= Blennerhassett (opera) =

Radio opera by Vittorio Giannini

Blennerhassett is a brief radio opera in one act by American composer Vittorio Giannini with a libretto by Phillip Roll and Norman Corwin. It was commissioned by CBS Radio as part of the Columbia Composers Commission, following the success of Giannini's earlier radio opera Beauty and the Beast. It received its premiere in a radio broadcast on 2 November 1939. Blennerhassett was subsequently performed in several staged and concert productions, including a 1991 semi-staged concert performance in New York City by American Chamber Opera. A performance of the opera generally lasts less than thirty minutes, although the 1991 production added a 10-minute prelude set in a radio studio which reenacted the pre-broadcast preparation for the original premiere.

==Roles==
- Stephen – tenor
- Madeleine – soprano
- General Wilkinson – baritone
- Anne – mezzo-soprano
- Mrs.

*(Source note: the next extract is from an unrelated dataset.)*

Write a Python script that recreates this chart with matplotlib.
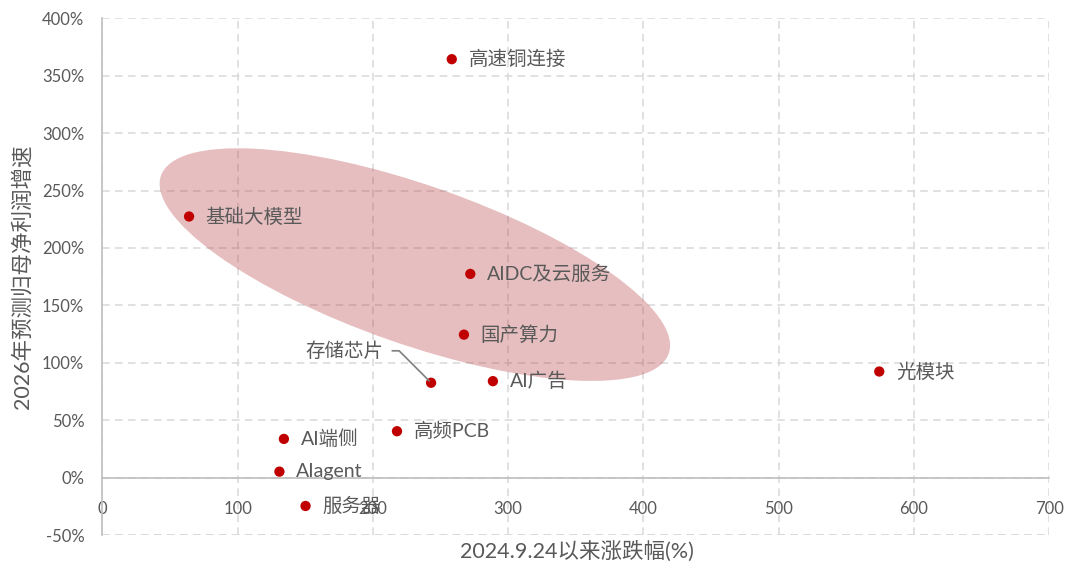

Field – contralto
- A messenger – tenor

==Synopsis==
The opera is set on Blennerhassett Island, named for Harman Blennerhassett, a figure in the Aaron Burr conspiracy. The plot centers on Stephen, a young follower of Aaron Burr, and his fiancée, Madeleine. Stephen gathers a band of men on the island and plans to join Burr's forces. When Madeleine unwittingly reveals the secret plan to General Wilkinson, he sets the militia on Stephen and his men. In the ensuing battle, Stephen is mortally wounded. He survives long enough to return to Madeleine and then dies in her arms.